Le forme vengono poi poste nuovamente sotto alla pressa in modo da completare la sgrondatura. Dopo qualche ora i St. Nectaire vengono tolti dalle forme e dai teli di lino e messi in una camera fredda tra gli 8-10°. Tra qualche giorno l’affinatore passerà a raccogliere le forme e le trasferirà in una cantina di stagionatura. La stagionatura è una fase fondamentale nella produzione del St. Nectaire.

Ed è per questo che decidiamo di affrontare un’altra ora abbondante di strada per vedere come se la passano i formaggi nelle loro celle di stagionatura.

Qui ci rendiamo conto – ancora una volta – che è proprio nel know-how dell’affinatore che sta il segreto del sapore incomparabile di questo formaggio e della sua untuosità. L’affinamento richiede un savoir-faire specifico con dei gesti precisi trasmessi di generazione in generazione. Affinato in cantine naturali o artificiali, il St. Nectaire ha le sue esigenze e richiede i suoi tempi.

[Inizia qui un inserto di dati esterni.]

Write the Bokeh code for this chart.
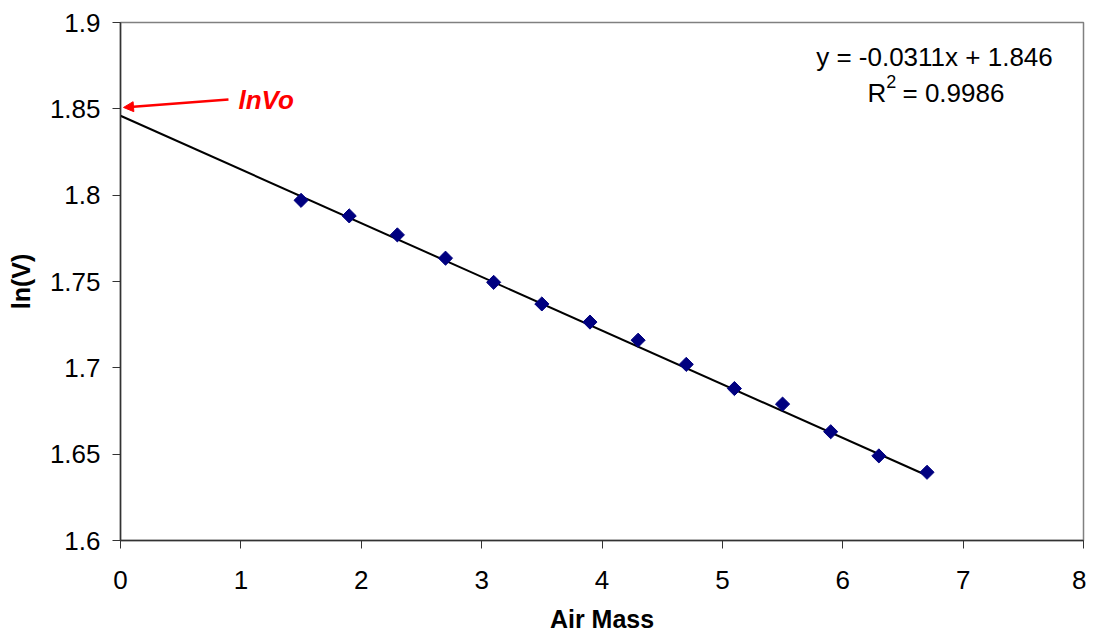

La durata minima della stagionatura è di 28 giorni. Durante questo periodo l’affinatore apporta tutte le cure necessarie al formaggio per sviluppare la sua bella crosta fiorita e i suoi aromi: i St. Nectaire vengono lavati con acqua salata per 2/3 volte alla settimana per i primi 10-12 giorni, quindi sono regolarmente girati e spazzolati una volta alla settimana. Queste attenzioni sono necessarie al St. Nectaire per sviluppare la sua crosta con muffe nobili bianche e grigie su sfondo marrone-arancio, e il suo gusto inimitabile di nocciola, riconoscibile tra tutti.

La nostra visita non può quindi che concludersi con la degustazione di questo straordinario formaggio e – nell’assaporarlo – tutte le persone, gli animali, il verde dei pascoli e l’azzurro del cielo montano che abbiamo visto e vissuto in quella giornata sembrano materializzarsi nuovamente davanti a noi e capiamo che la levataccia delle 4:30 non solo ha avuto un senso ma è stata davvero una grandissima fortuna.